Kolumbien | Nummer 531/532 - September/Oktober 2018

WEITER QUERELEN UM STAUDAMM HIDROITUANGO

Notfallevakuierte zum Teil noch immer in behelfsmäßigen Unterkünften, während Verantwortliche um die Schuldfrage streiten

Um den im Mai beinahe gebrochenen Staudamm Hidroituango – rund 170 Kilometer nordöstlich von Medellín am Fluss Cauca gelegen – gibt es weiter Ärger und Querelen. Und nun geraten auch deutsche Versicherungsfirmen unter Druck.

Von Christian Russau

Foto: Flickr.com / Hidroituango (CC BY 2.0)

Der mit geplanten 2,4 Gigawatt künftig größte Staudamm Kolumbiens, Hidroituango, der im Mai dieses Jahres kurz vor dem Bruch stand, weswegen zehntausende Menschen zwischenzeitlich zwangsumgesiedelt werden mussten, sorgt weiter für erbitterten Streit. Während hunderte Zwangs­evakuierte in überfüllten Behelfsunterkünften ausharren, die Widerstandsbewegung Ríos Vivos weiterhin vor den anhaltenden Risiken warnt, weist der Kontrollrechnungshof in seinem neuesten Prüfungsbericht auf 35 Konstruktionsfehler und Unregelmäßigkeiten bei Hidroituango hin.

Daraufhin ließ der Gouverneur des Departamentos von Antioquia, Luis Perez, erklären, für die Planungsfehler sei die unter Vertrag genommene Baufirma verantwortlich, es würden jedenfalls keine weiteren öffentlichen Gelder für den Bau bereitgestellt werden.

Indessen ließ die staatliche Mehrheitseigentümerin IDEA erklären, sie hoffe, dass die Versicherung den absehbaren Schaden der in Zukunft entgangenen Gewinne den Eigentümern von Hidroituango entschädigen werde. Die Versicherungspolicen decken LN-Recherchen zufolge insgesamt bis zu 3,178 Milliarden US-Dollar ab. Mit bis zu 2,55 Milliarden US-Dollar werden dabei Schäden am Bau und an Maschinen abgedeckt. Weitere 628 Millionen US-Dollar decken die sogenannten „entgangenen Gewinne“ ab. Die Versicherungspolicen indes sehen keine Versicherungsleistungen für Schäden bei Dritten vor. Die Betroffenen gehen beim Versicherungsschutz mal wieder leer aus.

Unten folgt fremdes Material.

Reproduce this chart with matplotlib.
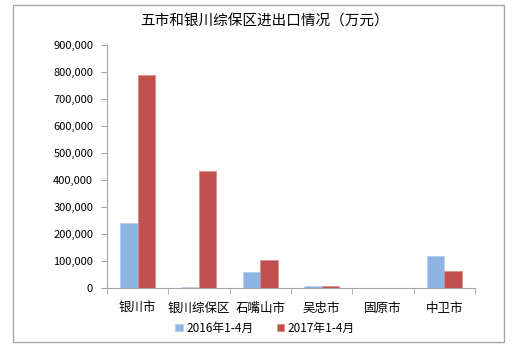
import matplotlib
matplotlib.use("Agg")
import matplotlib.pyplot as plt
import numpy as np
from matplotlib.ticker import FuncFormatter, FixedLocator
from matplotlib.patches import Rectangle

plt.rcParams['font.family'] = ['Noto Sans CJK SC', 'DejaVu Sans']

categories = ["银川市", "银川综保区", "石嘴山市", "吴忠市", "固原市", "中卫市"]
series_names = ["2016年1-4月", "2017年1-4月"]
v2016 = [242000, 5000, 59000, 9000, 0, 120000]
v2017 = [790000, 434000, 104000, 7000, 0, 62000]
title = "五市和银川综保区进出口情况（万元）"

fig = plt.figure(figsize=(5.13, 3.54), dpi=100)
fig.patches.append(Rectangle((13/513, 1-342/354), (504-13)/513, (342-5)/354,
                             transform=fig.transFigure, fill=False,
                             edgecolor='#a6a6a6', linewidth=1.0))
ax = fig.add_axes([107/513, 1-288/354, (475-107)/513, (288-45)/354])

x = np.arange(len(categories))
w = 0.285
ax.bar(x - w/2, v2016, w, color='#8db4e2', edgecolor='#b8d0ee', linewidth=0.5, label=series_names[0])
ax.bar(x + w/2, v2017, w, color='#c0504d', edgecolor='#d98b89', linewidth=0.5, label=series_names[1])

ax.set_xlim(-0.5, len(categories) - 0.5)
ax.set_ylim(0, 900000)
ax.yaxis.set_major_locator(FixedLocator(np.arange(0, 900001, 100000)))
ax.yaxis.set_major_formatter(FuncFormatter(lambda v, p: f"{int(v):,}"))
ax.set_xticks(x)
ax.set_xticklabels(categories)
ax.xaxis.set_minor_locator(FixedLocator(np.arange(-0.5, len(categories), 1.0)))
ax.tick_params(axis='x', which='major', length=0, pad=10, labelsize=9)
ax.tick_params(axis='x', which='minor', length=4, color='#a6a6a6', direction='out')
ax.tick_params(axis='y', length=4, color='#a6a6a6', direction='out', labelsize=8, pad=6)

for s in ['top', 'right']:
    ax.spines[s].set_visible(False)
for s in ['left', 'bottom']:
    ax.spines[s].set_color('#a6a6a6')
    ax.spines[s].set_linewidth(0.8)

fig.text(265/513, 1-22/354, title, ha='center', va='center', fontsize=10.5)

ax.legend(loc='center', bbox_to_anchor=(265/513, 1-328/354), bbox_transform=fig.transFigure,
          ncol=2, frameon=False, fontsize=8.5, handlelength=0.6, handleheight=0.6,
          columnspacing=2.0, handletextpad=0.3)

fig.savefig("out.png", dpi=100)
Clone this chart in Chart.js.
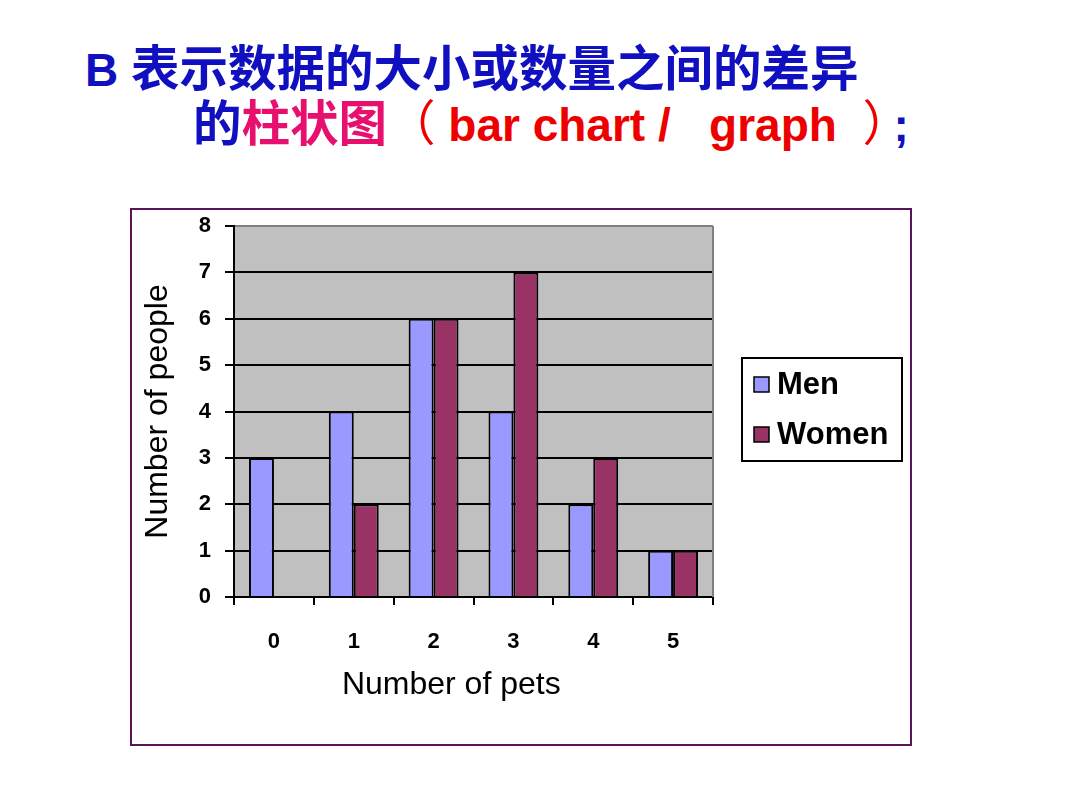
<!DOCTYPE html>
<html>
<head>
<meta charset="utf-8">
<script src="https://cdn.jsdelivr.net/npm/chart.js@4.4.1/dist/chart.umd.min.js"></script>
<style>
  body { margin: 0; background: #fff; width: 1080px; height: 810px; position: relative; overflow: hidden; }
  .line { position: absolute; white-space: pre; font-weight: bold; line-height: 60px; }
  .cjk { font-family: "Noto Sans CJK SC", sans-serif; font-size: 48.5px; }
  .lat { font-family: "Liberation Sans", Arial, sans-serif; font-size: 46px; }
  .thin { font-weight: normal; }
  .blue { color: #1010c0; }
  .pink { color: #e8106e; }
  .red { color: #ee0000; }
  #box { position: absolute; left: 130px; top: 208px; width: 782px; height: 538px;
         border: 2px solid #5a145a; box-sizing: border-box; }
  #box canvas { display: block; }
</style>
</head>
<body>
<div class="line blue" style="left:85px; top:35px;"><span class="lat">B </span><span class="cjk">表示数据的大小或数量之间的差异</span></div>
<div class="line" style="left:193px; top:90px;"><span class="cjk blue">的</span><span class="cjk pink">柱状图</span><span class="cjk red thin">（</span><span class="lat red"> bar chart /   graph  </span><span class="cjk red thin" style="display:inline-block;width:31px;">）</span><span class="lat blue">;</span></div>

<div id="box"><canvas id="grafico" width="778" height="534"></canvas></div>

<script>
// datos
const mascotas = ['0', '1', '2', '3', '4', '5']
const hombres = [3, 4, 6, 4, 2, 1]
const mujeres = [0, 2, 6, 7, 3, 1]

const fondoArea = {
  id: 'fondoArea',
  beforeDraw(chart) {
    const { ctx, chartArea: a } = chart
    ctx.save()
    ctx.fillStyle = '#c0c0c0'
    ctx.fillRect(a.left, a.top, a.right - a.left, a.bottom - a.top)
    ctx.restore()
  },
  beforeDatasetsDraw(chart) {
    const { ctx, chartArea: a } = chart
    ctx.save()
    ctx.strokeStyle = '#808080'
    ctx.lineWidth = 2
    ctx.beginPath()
    ctx.moveTo(a.right, a.top)
    ctx.lineTo(a.right, a.bottom)
    ctx.stroke()
    ctx.restore()
  }
}

// leyenda con recuadro, a la derecha del area
const leyenda = {
  id: 'leyenda',
  afterDraw(chart) {
    const { ctx, chartArea: a } = chart
    const x = a.right + 29
    const y = 148
    ctx.save()
    ctx.fillStyle = '#fff'
    ctx.fillRect(x, y, 160, 103)
    ctx.strokeStyle = '#000'
    ctx.lineWidth = 2
    ctx.strokeRect(x, y, 160, 103)
    ctx.font = 'bold 31px "Liberation Sans", Arial, sans-serif'
    ctx.textBaseline = 'middle'
    chart.data.datasets.forEach((ds, i) => {
      const yy = y + 26 + i * 50
      ctx.fillStyle = ds.backgroundColor
      ctx.fillRect(x + 12, yy - 7, 15, 15)
      ctx.lineWidth = 1.5
      ctx.strokeRect(x + 12, yy - 7, 15, 15)
      ctx.fillStyle = '#000'
      ctx.fillText(ds.label, x + 35, yy + 1)
    })
    ctx.restore()
  }
}

const barras = document.getElementById('grafico')

new Chart(barras, {
  type: 'bar',
  data: {
    labels: mascotas,
    datasets: [
      { label: 'Men', data: hombres, backgroundColor: '#9999ff', borderColor: '#000', borderWidth: 2 },
      { label: 'Women', data: mujeres, backgroundColor: '#993366', borderColor: '#000', borderWidth: 2 },
    ],
  },
  options: {
    responsive: false,
    animation: false,
    layout: { padding: { top: 16, right: 197, bottom: 40, left: 0 } },
    datasets: { bar: { categoryPercentage: 0.625, barPercentage: 1.0 } },
    plugins: { legend: { display: false }, tooltip: { enabled: false } },
    scales: {
      x: {
        afterFit: (s) => { s.height = 107 },
        grid: { display: true, drawOnChartArea: false, drawTicks: true, tickLength: 8, color: '#000', lineWidth: 2 },
        border: { display: true, color: '#000', width: 2 },
        ticks: { color: '#000', padding: 24, font: { family: '"Liberation Sans", Arial, sans-serif', size: 22, weight: 'bold' } },
        // espacios al final: el titulo queda algo a la izquierda como en el original
        title: { display: true, text: 'Number of pets     ', color: '#000', padding: 0,
                 font: { family: '"Liberation Sans", Arial, sans-serif', size: 32 } },
      },
      y: {
        min: 0,
        max: 8,
        afterFit: (s) => { s.width = 102; s.paddingTop = 0; s.paddingBottom = 0 },
        grid: {
          color: (c) => (c.tick && c.tick.value === 8 ? '#808080' : '#000'),
          tickColor: '#000',
          lineWidth: 2,
          tickLength: 9,
        },
        border: { display: true, color: '#000', width: 2 },
        ticks: { stepSize: 1, color: '#000', padding: 14, font: { family: '"Liberation Sans", Arial, sans-serif', size: 22, weight: 'bold' } },
        title: { display: true, text: 'Number of people', color: '#000', padding: { top: 7, bottom: 0 },
                 font: { family: '"Liberation Sans", Arial, sans-serif', size: 32 } },
      },
    },
  },
  plugins: [fondoArea, leyenda],
})
</script>
</body>
</html>
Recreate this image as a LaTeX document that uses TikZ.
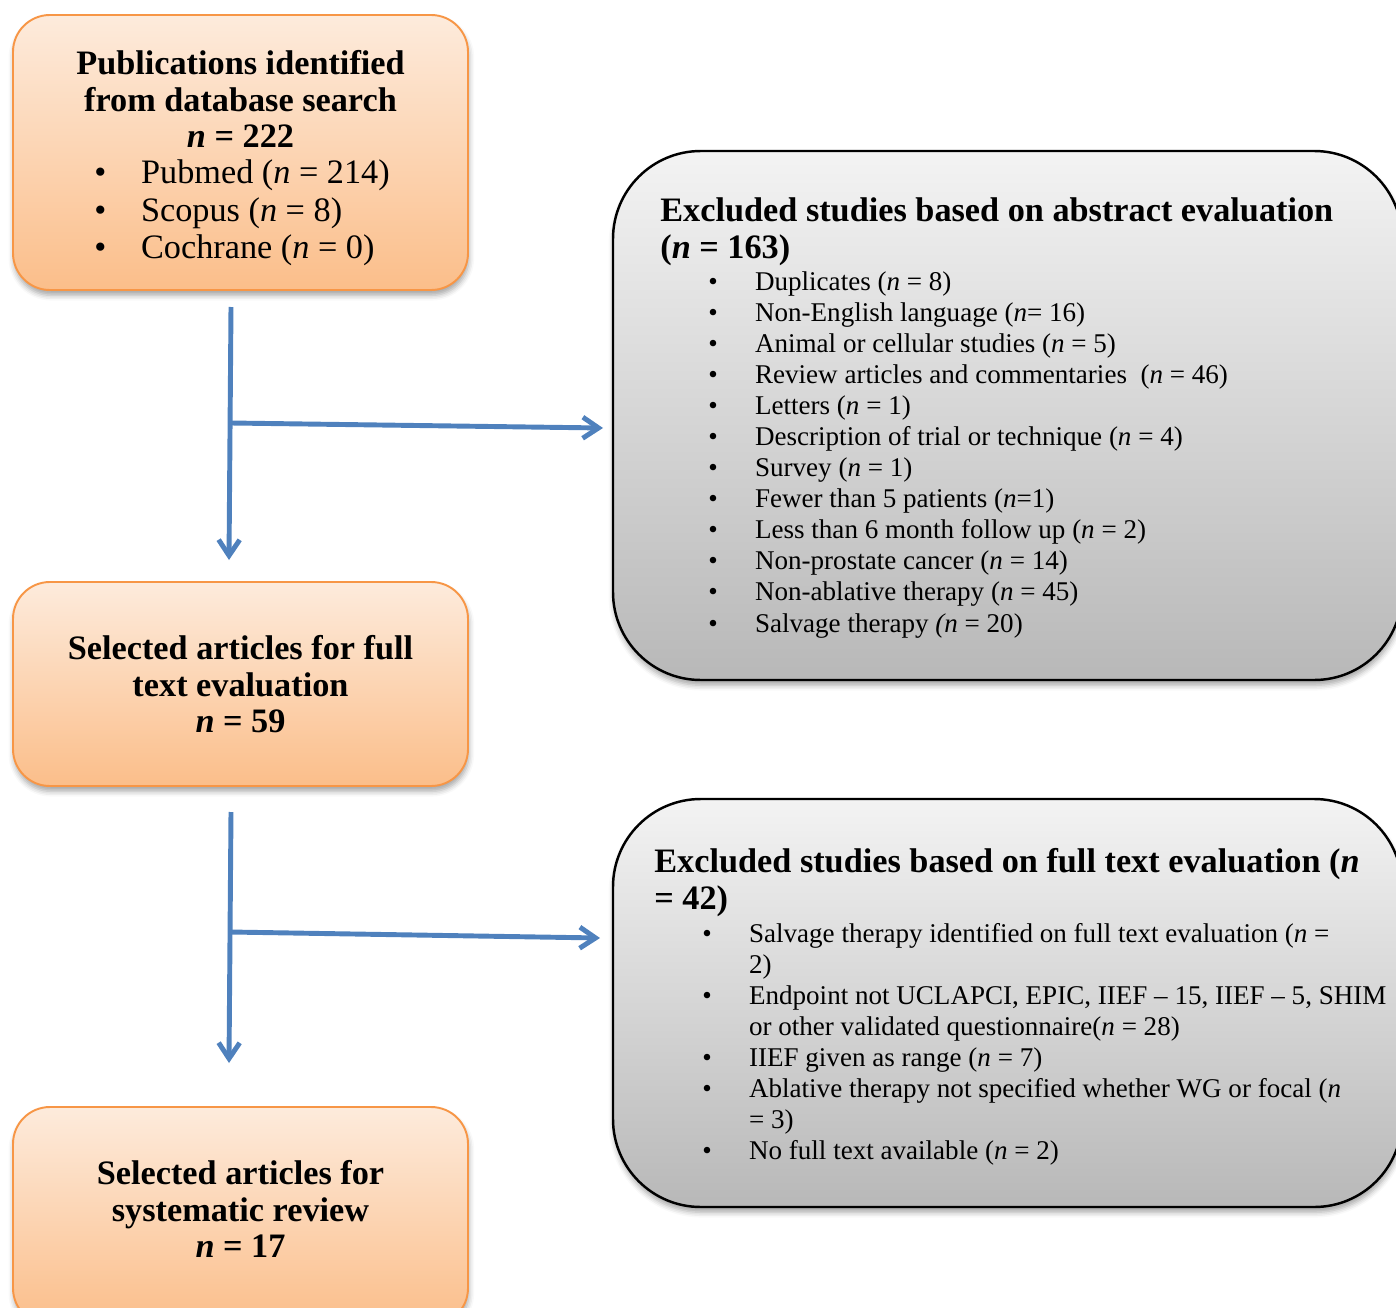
\documentclass[tikz,border=0pt]{standalone}
\usepackage{fontspec}
\setmainfont{Liberation Serif}
\usetikzlibrary{arrows.meta,fit,shadows.blur}

\definecolor{boxorange}{RGB}{247,150,70}
\definecolor{peachtop}{RGB}{253,235,220}
\definecolor{peachbot}{RGB}{251,190,138}
\definecolor{greytop}{RGB}{243,243,243}
\definecolor{greybot}{RGB}{184,184,184}
\definecolor{flowblue}{RGB}{79,129,189}

\newcommand{\bul}{\makebox[26.6pt][l]{\textbullet}}
\newcommand{\hang}{\hspace*{26.6pt}}

\begin{document}
\begin{tikzpicture}[x=0.02cm,y=-0.02cm,
  obox/.style={draw=boxorange, line width=1.1pt, rounded corners=21pt,
    top color=peachtop, bottom color=peachbot, inner sep=0pt,
    blur shadow={shadow xshift=0.5pt, shadow yshift=-3pt, shadow blur radius=3pt, shadow opacity=35}},
  gbox/.style={draw=black, line width=1.4pt, rounded corners=50pt,
    top color=greytop, bottom color=greybot, inner sep=0pt,
    blur shadow={shadow xshift=0.5pt, shadow yshift=-3pt, shadow blur radius=3pt, shadow opacity=35}},
  ttl/.style={align=center, inner sep=0pt, anchor=north,
    font=\fontsize{19.5}{20.8}\selectfont\bfseries},
  gttl/.style={align=left, inner sep=0pt, anchor=north west,
    font=\fontsize{19.5}{21.3}\selectfont\bfseries},
  olist/.style={align=left, inner sep=0pt, anchor=north west,
    font=\fontsize{19.5}{21.3}\selectfont},
  glist/.style={align=left, inner sep=0pt, anchor=north west,
    font=\fontsize{15.4}{17.69}\selectfont},
  flow/.style={draw=flowblue, line width=2.8pt, -{Straight Barb[length=9pt,width=12pt]}}
]
  \useasboundingbox (0,0) rectangle (1396,1308);

  % boxes on the left
  \node[obox, fit={(13,15) (468,290)}] (pub) {};
  \node[obox, fit={(13,582) (468,786)}] (sel) {};
  \node[obox, fit={(13,1107) (468,1325)}] (rev) {};

  % exclusion boxes
  \node[gbox, fit={(613,151) (1402,680)}] (absex) {};
  \node[gbox, fit={(613,799) (1402,1207)}] (fullex) {};

  \node[ttl] (pubttl) at (240.5,50) {Publications identified\\from database search\\\textit{n} = 222};
  \node[olist] (publst) at (94,159.5) {\bul Pubmed (\textit{n} = 214)\\\bul Scopus (\textit{n} = 8)\\\bul Cochrane (\textit{n} = 0)};
  \node[ttl] (selttl) at (240.5,635) {Selected articles for full\\text evaluation\\\textit{n} = 59};
  \node[ttl] (revttl) at (240.5,1160) {Selected articles for\\systematic review\\\textit{n} = 17};

  \node[gttl] (absttl) at (660,197) {Excluded studies based on abstract evaluation\\(\textit{n} = 163)};
  \node[glist] (abslst) at (708,271) {%
    \bul Duplicates (\textit{n} = 8)\\
    \bul Non-English language (\textit{n}= 16)\\
    \bul Animal or cellular studies (\textit{n} = 5)\\
    \bul Review articles and commentaries\ \ (\textit{n} = 46)\\
    \bul Letters (\textit{n} = 1)\\
    \bul Description of trial or technique (\textit{n} = 4)\\
    \bul Survey (\textit{n} = 1)\\
    \bul Fewer than 5 patients (\textit{n}=1)\\
    \bul Less than 6 month follow up (\textit{n} = 2)\\
    \bul Non-prostate cancer (\textit{n} = 14)\\
    \bul Non-ablative therapy (\textit{n} = 45)\\
    \bul Salvage therapy \textit{(n} = 20)};

  \node[gttl] (fullttl) at (654,848) {Excluded studies based on full text evaluation (\textit{n}\\= 42)};
  \node[glist] (fulllst) at (702,923) {%
    \bul Salvage therapy identified on full text evaluation (\textit{n} =\\
    \hang 2)\\
    \bul Endpoint not UCLAPCI, EPIC, IIEF – 15, IIEF – 5, SHIM\\
    \hang or other validated questionnaire(\textit{n} = 28)\\
    \bul IIEF given as range (\textit{n} = 7)\\
    \bul Ablative therapy not specified whether WG or focal (\textit{n}\\
    \hang = 3)\\
    \bul No full text available (\textit{n} = 2)};

  % connectors
  \coordinate (top1) at (231,307);
  \coordinate (fork1) at (231,423);
  \coordinate (tip1) at (229,560);
  \coordinate (side1) at (603,428);
  \coordinate (top2) at (231,812);
  \coordinate (fork2) at (230,932);
  \coordinate (tip2) at (229,1063);
  \coordinate (side2) at (600,938);

  \draw[flow] (top1) -- (tip1);
  \draw[flow] (fork1) -- (side1);
  \draw[flow] (top2) -- (tip2);
  \draw[flow] (fork2) -- (side2);
\end{tikzpicture}
\end{document}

An der Versicherung führend beteiligt ist die Allianz: Deren kolumbianische Tochterfirma ließ auf ihrer Internetseite erklären, dass sie „seit mehreren Wochen die notwendigen Arbeiten voranbringen, um für den Fall bereit zu sein, in dem es erforderlich werde, die Abdeckung ihrer Vertragspolitik zu aktivieren und sofortige Hilfe zu leisten.“

Wie bei solchen Großprojekten üblich wurde die Versicherung für den Fall von Großschäden durch eine Rückversicherung abgesichert. Diese wird normalerweise durch eine Vielzahl an international agierenden Rückversicherern gepoolt, um den potentiellen Großschaden auf möglichst viele Schultern zu verteilen. Führend bei der Rückversicherung von Hidroituango ist der weltgrößte Rückversicherer, die Münchener Rück. Diese sah sich Anfang August gezwungen, einen „Schadensfall in dreistelliger Millionenhöhe“ im Zusammenhang mit dem Staudamm Hidroituango bekanntzugeben. Auch die Hannover Rück musste den gleichen Schritt vollziehen: Deren Finanzchef Roland Vogel aber erklärte, die Hannover Rück erwarte „vergleichsweise geringe Belastungen“ aus dem Zwischenfall. Die Hannover Rück dürfte „der Fall einen niedrigen zweistelligen Millionen-Betrag kosten“, so Vogel.

Weitere Informationen wollten die Versicherungskonzerne den Medien gegenüber nicht preisgeben. Versicherungskonzerne berufen sich in solchen Fällen üblicherweise stets auf Gründe der „Kundenvertraulichkeit“. Die Öffentlichkeit erfährt über solch kritische Großstaudamm-Geschäftsbeziehungen meist erst dann etwas, wenn es größere Unfälle gibt – also dann, wenn der Schaden eine solche Größe erreicht, dass eine Stellungnahme der Firma aus Pflicht zur Kapitalmarktinformation erfolgen muss.